Huma Abedin splits with husband Anthony Weiner after latest sexting scandal

Impact

No more standing by her man.

Huma Abedin, the top Hillary Clinton aide, who's lived through years of husband Anthony Weiner's sexting with other women, announced Monday that she's leaving him.

In a brief statement, Abedin said she and her sext-crazed spouse "remain devoted to doing what is best for our son," Jordan, and asked for privacy.

Weiner's latest implosion came to light late Sunday night, when the New York Post revealed he'd sent a woman lewd photos of himself as his toddler son was lying in bed next to him.

The former congressman and two-time New York City mayoral hopeful subsequently deleted his Twitter account.

The split may well have been in the works long before the latest tawdry revelation.

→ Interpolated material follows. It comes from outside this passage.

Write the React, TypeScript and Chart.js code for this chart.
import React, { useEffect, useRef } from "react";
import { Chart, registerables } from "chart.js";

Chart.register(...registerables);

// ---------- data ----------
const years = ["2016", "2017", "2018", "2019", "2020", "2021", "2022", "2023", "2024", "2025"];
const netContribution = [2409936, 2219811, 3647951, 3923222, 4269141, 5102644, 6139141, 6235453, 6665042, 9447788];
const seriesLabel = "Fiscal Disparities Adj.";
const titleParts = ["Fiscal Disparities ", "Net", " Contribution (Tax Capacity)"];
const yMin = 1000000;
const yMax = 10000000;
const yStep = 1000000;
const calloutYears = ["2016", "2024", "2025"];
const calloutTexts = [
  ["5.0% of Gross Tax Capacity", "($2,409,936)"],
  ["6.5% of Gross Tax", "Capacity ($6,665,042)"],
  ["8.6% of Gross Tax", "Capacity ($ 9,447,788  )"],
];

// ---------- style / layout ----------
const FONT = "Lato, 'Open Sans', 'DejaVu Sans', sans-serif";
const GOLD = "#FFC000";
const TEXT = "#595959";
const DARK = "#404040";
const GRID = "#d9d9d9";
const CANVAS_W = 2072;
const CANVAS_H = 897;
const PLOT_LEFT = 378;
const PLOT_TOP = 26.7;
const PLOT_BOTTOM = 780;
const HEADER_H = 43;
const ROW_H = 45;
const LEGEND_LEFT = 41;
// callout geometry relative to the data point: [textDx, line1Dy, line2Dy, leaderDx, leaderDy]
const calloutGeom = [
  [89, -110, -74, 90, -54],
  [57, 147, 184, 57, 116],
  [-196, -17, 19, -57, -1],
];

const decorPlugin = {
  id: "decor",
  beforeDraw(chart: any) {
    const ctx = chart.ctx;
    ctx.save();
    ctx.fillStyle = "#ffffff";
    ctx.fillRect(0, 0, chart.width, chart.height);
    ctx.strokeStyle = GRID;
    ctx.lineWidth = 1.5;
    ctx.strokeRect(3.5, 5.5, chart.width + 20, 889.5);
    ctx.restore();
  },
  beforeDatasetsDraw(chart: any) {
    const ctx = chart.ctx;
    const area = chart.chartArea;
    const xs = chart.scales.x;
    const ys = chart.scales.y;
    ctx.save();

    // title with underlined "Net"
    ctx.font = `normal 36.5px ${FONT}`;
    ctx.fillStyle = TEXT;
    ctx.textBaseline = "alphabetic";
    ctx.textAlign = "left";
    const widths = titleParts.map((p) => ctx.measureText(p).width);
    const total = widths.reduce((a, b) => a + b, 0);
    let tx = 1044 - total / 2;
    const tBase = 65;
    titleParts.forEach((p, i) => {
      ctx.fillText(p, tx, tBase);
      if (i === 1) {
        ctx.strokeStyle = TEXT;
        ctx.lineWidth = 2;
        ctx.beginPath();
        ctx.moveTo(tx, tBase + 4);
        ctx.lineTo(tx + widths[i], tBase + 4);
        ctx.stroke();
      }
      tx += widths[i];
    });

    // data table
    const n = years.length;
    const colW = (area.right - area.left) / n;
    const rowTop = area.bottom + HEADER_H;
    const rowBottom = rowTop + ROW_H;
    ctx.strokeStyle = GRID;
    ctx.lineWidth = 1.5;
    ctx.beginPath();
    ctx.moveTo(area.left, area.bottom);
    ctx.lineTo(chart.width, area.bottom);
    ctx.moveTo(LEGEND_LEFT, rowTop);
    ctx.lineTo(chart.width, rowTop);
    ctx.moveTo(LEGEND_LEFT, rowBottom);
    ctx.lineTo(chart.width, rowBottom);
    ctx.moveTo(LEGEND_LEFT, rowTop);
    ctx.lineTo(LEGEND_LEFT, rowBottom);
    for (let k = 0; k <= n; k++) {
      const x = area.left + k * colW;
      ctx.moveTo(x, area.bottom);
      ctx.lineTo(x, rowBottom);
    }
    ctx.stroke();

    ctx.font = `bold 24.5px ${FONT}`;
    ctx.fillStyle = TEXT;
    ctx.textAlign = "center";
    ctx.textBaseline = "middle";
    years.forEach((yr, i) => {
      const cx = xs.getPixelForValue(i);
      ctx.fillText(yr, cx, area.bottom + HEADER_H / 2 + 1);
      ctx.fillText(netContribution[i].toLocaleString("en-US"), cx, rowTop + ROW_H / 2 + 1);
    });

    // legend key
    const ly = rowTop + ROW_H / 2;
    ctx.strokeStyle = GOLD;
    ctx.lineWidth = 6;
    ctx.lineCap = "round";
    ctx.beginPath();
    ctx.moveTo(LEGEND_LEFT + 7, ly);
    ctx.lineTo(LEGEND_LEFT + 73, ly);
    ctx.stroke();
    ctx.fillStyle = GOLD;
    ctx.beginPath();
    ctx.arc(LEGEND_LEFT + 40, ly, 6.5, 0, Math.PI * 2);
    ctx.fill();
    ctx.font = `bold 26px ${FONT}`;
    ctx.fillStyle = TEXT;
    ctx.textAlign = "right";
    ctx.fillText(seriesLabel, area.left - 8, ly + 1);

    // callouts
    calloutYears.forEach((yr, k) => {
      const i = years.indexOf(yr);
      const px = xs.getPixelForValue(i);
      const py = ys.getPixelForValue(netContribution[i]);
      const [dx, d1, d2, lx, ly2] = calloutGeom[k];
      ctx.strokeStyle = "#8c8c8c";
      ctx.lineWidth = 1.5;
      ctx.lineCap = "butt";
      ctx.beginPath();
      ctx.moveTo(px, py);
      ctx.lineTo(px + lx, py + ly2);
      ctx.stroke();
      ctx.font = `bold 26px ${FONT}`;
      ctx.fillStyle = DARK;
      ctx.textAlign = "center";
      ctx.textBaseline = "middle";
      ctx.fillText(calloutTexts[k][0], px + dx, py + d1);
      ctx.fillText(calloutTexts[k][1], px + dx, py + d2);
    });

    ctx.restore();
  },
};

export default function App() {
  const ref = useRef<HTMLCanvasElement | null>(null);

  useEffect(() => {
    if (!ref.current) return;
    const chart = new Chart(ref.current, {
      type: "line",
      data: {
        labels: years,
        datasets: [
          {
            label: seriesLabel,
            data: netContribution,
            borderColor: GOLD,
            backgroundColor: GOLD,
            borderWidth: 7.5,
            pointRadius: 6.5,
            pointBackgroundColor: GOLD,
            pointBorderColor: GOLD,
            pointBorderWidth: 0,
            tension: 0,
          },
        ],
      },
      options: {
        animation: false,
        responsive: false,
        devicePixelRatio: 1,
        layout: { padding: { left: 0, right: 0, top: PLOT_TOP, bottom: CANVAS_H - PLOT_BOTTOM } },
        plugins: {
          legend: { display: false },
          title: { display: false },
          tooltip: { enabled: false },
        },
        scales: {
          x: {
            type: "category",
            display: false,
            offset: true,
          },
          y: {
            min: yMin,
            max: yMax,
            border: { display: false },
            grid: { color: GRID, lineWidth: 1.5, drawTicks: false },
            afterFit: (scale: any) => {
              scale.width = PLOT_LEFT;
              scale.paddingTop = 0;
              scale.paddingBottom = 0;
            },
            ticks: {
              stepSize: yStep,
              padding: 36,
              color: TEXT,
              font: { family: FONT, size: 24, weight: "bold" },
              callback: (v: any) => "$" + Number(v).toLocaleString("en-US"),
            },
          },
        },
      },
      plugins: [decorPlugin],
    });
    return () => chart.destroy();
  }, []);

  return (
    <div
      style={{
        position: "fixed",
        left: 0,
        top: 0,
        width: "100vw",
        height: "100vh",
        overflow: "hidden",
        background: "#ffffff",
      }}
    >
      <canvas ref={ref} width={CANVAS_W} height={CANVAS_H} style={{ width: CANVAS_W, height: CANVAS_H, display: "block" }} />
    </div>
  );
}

It wasn't long before Clinton's GOP foe Donald Trump weighed in with a formal statement about the split.

The thrice-married Trump, whose own infidelities are the stuff of gossip-page legend and lawsuits, praised Abedin for deciding to jettison the marriage.

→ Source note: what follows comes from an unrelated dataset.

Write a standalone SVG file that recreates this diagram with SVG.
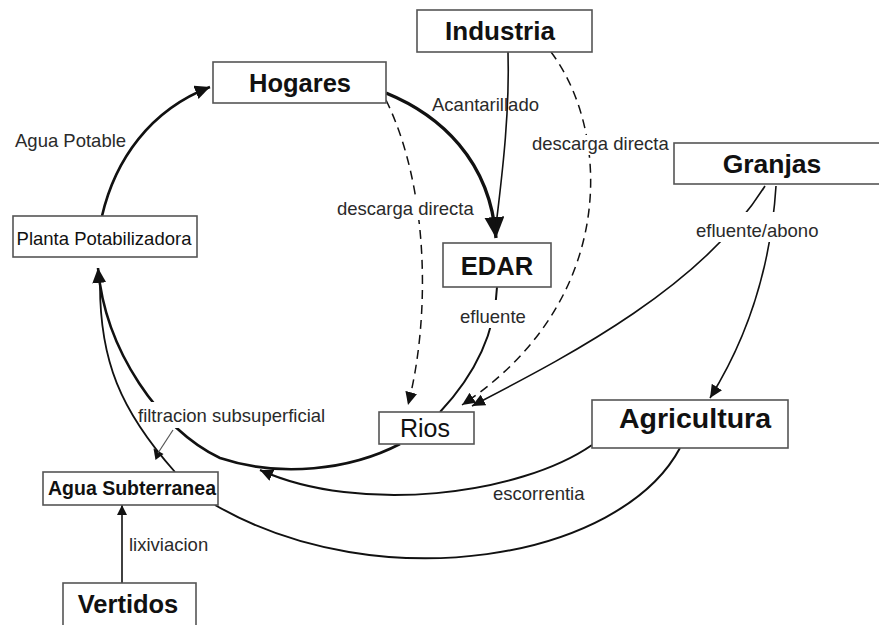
<svg xmlns="http://www.w3.org/2000/svg" width="879" height="625" viewBox="0 0 879 625">
<style>
.box{fill:#fff;stroke:#555;stroke-width:1.6}
.nb{font-family:"Liberation Sans",Arial,sans-serif;font-weight:bold;fill:#111;text-anchor:middle}
.nr{font-family:"Liberation Sans",Arial,sans-serif;fill:#111;text-anchor:middle}
.lbl{font-family:"Liberation Sans",Arial,sans-serif;font-size:18.5px;fill:#2a2a2a}
.c{fill:none;stroke:#111}
.thick{stroke-width:2.6}
.thin{stroke-width:1.6}
.dash{stroke-width:1.5;stroke-dasharray:9 6}
.bg{fill:#fff}
</style>
<defs>
<marker id="arr" markerUnits="userSpaceOnUse" markerWidth="16" markerHeight="14" refX="15" refY="7" orient="auto">
<path d="M0,0 L15,7 L0,14 z" fill="#111"/>
</marker>
<marker id="arrS" markerUnits="userSpaceOnUse" markerWidth="14" markerHeight="12" refX="13" refY="6" orient="auto">
<path d="M0,0 L13,6 L0,12 z" fill="#111"/>
</marker>
<marker id="arrB" markerUnits="userSpaceOnUse" markerWidth="22" markerHeight="20" refX="21" refY="10" orient="auto">
<path d="M0,0 L21,10 L0,20 z" fill="#111"/>
</marker>
<marker id="arrT" markerUnits="userSpaceOnUse" markerWidth="11" markerHeight="10" refX="10" refY="5" orient="auto">
<path d="M0,0 L10,5 L0,10 z" fill="#111"/>
</marker>
</defs>
<rect width="879" height="625" fill="#fff"/>

<g id="connectors">
<path class="c thick" d="M102,216 C115,160 150,110 210,87" marker-end="url(#arr)"/>
<path class="c" style="stroke-width:3.4" d="M386,93 C440,115 490,160 496,238" marker-end="url(#arrB)"/>
<path class="c thin" d="M508,52 C510,120 500,190 496,226"/>
<path class="c dash" d="M386,100 C430,190 430,320 408,405" marker-end="url(#arrS)"/>
<path class="c dash" d="M551,52 C610,130 620,300 462,405" marker-end="url(#arrS)"/>
<path class="c thin" style="stroke-width:2" d="M497,287 C495,340 470,380 440,412"/>
<path class="c thin" d="M765,186 C700,290 560,360 472,406" marker-end="url(#arrS)"/>
<path class="c thin" d="M776,186 C770,280 740,350 710,398" marker-end="url(#arrS)"/>
<path class="c thick" d="M400,444 C350,470 280,478 220,458 C160,430 105,350 98,268" marker-end="url(#arr)"/>
<rect class="bg" x="139" y="402" width="191" height="26"/>
<path class="c" style="stroke-width:1.8" d="M175,472 C120,410 100,360 100,285"/>
<polygon points="153.5,448.6 163.5,454 155.5,460" fill="#111"/>
<path class="c" style="stroke:#555;stroke-width:1.2" d="M158,453 L173,430"/>
<path class="c" style="stroke-width:2" d="M592,445 C520,495 360,515 260,470" marker-end="url(#arrS)"/>
<path class="c" style="stroke-width:2" d="M680,448 C620,560 380,600 215,505"/>
<path class="c thin" d="M122,583 L122,505" marker-end="url(#arrT)"/>

<text class="lbl" x="15" y="147">Agua Potable</text>
<text class="lbl" x="432" y="111">Acantarillado</text>
<rect class="bg" x="530" y="135" width="134" height="20"/>
<text class="lbl" x="532" y="150">descarga directa</text>
<rect class="bg" x="335" y="200" width="134" height="20"/>
<text class="lbl" x="337" y="215">descarga directa</text>
<rect class="bg" x="694" y="212" width="128" height="30"/>
<text class="lbl" x="696" y="237">efluente/abono</text>
<rect class="bg" x="458" y="300" width="66" height="28"/>
<text class="lbl" x="460" y="323">efluente</text>
<text class="lbl" x="138" y="422">filtracion subsuperficial</text>
<text class="lbl" x="493" y="500">escorrentia</text>
<text class="lbl" x="129" y="551">lixiviacion</text>
</g>

<g id="hogares"><rect class="box" x="213" y="62" width="173" height="41"/><text class="nb" x="300" y="92" font-size="25.5">Hogares</text></g>
<g id="industria"><rect class="box" x="417" y="10" width="175" height="42"/><text class="nb" x="500" y="40" font-size="26">Industria</text></g>
<g id="granjas"><rect class="box" x="674" y="143" width="220" height="41"/><text class="nb" x="772" y="173" font-size="26.5">Granjas</text></g>
<g id="edar"><rect class="box" x="443" y="243" width="108" height="44"/><text class="nb" x="497" y="275" font-size="25.5">EDAR</text></g>
<g id="planta"><rect class="box" x="13" y="216" width="184" height="41"/><text class="nr" x="104" y="245" font-size="18.5">Planta Potabilizadora</text></g>
<g id="rios"><rect class="box" x="379" y="412" width="95" height="32"/><text class="nr" x="425" y="437" font-size="25">Rios</text></g>
<g id="agricultura"><rect class="box" x="592" y="400" width="196" height="48"/><text class="nb" x="695" y="428" font-size="28.5">Agricultura</text></g>
<g id="agua-subterranea"><rect class="box" x="43" y="472" width="175" height="33"/><text class="nb" x="132" y="495" font-size="19.5">Agua Subterranea</text></g>
<g id="vertidos"><rect class="box" x="63" y="583" width="133" height="50"/><text class="nb" x="128" y="613" font-size="25.5">Vertidos</text></g>
</svg>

But Trump also suggested Clinton was "careless and negligent in allowing Weiner to have such close proximity to highly classified information. Who knows what he learned and who he told?"

Weiner couldn't immediately be reached for comment Monday.

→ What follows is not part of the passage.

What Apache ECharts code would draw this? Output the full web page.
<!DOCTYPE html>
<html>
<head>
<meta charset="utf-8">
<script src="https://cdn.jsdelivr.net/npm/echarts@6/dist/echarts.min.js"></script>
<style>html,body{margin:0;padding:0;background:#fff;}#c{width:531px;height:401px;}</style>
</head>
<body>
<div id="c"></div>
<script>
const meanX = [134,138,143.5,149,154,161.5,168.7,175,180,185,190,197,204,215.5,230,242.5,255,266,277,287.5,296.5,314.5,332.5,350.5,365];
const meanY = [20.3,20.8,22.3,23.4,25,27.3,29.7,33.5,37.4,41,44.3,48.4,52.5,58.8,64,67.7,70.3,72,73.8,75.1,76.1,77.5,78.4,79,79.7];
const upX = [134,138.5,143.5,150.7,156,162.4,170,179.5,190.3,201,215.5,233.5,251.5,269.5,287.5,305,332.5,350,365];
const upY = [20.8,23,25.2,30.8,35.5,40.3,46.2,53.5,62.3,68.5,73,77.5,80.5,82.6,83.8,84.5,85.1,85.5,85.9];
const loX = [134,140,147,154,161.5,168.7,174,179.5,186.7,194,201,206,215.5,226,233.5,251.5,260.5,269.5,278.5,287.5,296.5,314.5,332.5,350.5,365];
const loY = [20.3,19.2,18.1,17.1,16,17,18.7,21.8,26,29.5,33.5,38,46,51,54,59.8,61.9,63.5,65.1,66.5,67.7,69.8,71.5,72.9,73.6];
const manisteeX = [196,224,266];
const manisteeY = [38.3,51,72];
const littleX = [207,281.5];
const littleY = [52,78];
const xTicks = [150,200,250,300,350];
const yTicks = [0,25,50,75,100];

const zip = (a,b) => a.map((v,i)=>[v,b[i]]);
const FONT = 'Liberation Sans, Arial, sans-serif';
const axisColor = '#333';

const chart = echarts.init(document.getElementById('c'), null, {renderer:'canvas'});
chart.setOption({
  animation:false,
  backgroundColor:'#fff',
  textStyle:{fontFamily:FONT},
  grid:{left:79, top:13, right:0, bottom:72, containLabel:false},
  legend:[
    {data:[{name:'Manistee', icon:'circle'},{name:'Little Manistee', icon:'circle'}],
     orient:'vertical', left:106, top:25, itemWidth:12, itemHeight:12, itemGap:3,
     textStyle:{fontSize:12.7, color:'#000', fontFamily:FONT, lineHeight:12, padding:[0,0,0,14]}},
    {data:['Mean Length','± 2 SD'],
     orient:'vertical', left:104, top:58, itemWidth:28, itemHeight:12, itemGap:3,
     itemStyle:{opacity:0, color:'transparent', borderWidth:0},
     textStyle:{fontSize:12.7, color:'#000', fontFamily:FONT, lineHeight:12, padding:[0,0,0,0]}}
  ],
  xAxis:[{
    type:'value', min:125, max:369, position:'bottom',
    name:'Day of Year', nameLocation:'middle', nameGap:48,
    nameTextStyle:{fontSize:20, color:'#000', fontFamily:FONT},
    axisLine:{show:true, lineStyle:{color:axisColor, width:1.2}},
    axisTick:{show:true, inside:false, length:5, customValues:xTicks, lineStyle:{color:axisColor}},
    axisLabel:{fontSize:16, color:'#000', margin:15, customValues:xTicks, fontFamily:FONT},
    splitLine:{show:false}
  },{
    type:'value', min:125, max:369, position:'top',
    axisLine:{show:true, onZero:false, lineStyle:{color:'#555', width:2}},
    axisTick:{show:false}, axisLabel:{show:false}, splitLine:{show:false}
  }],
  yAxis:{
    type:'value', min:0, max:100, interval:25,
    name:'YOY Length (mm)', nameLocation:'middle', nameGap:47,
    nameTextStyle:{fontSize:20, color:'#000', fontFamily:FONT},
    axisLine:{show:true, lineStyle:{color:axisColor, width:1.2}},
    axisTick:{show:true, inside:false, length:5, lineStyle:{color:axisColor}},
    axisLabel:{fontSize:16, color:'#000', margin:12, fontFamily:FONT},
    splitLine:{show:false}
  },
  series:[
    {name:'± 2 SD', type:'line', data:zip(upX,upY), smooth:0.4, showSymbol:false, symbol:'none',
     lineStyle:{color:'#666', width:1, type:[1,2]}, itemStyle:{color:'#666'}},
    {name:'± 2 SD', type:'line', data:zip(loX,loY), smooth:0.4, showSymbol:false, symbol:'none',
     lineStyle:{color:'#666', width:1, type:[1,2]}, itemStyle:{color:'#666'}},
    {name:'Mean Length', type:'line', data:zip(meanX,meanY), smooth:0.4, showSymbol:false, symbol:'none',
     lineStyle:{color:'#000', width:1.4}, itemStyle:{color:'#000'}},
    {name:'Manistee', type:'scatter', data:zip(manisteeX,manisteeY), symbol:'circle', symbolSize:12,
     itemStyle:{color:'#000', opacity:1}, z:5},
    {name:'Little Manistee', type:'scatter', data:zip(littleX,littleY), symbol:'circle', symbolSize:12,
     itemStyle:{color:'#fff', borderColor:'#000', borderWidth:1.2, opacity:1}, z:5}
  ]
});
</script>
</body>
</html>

His journey from rising star to political train wreck was detailed in a recent documentary that followed his failed 2013 bid for the mayoralty.

Abedin, now traveling with Clinton as a linchpin of her presidential campaign team, appeared in a launch video for her husband's bid, helped him fundraise and was widely seen as a top surrogate for her flawed husband after his shamefaced 2011 resignation from Congress.

The film captured not only Weiner's continuing belief in the possibility of redemption — even in the face of recurring scandals over his online flirtations with other women — but Abedin's obvious frustrations with him and the tensions in their relationship.

Weiner and Abedin married in 2010 at a lavish Long Island ceremony presided over by former President Bill Clinton.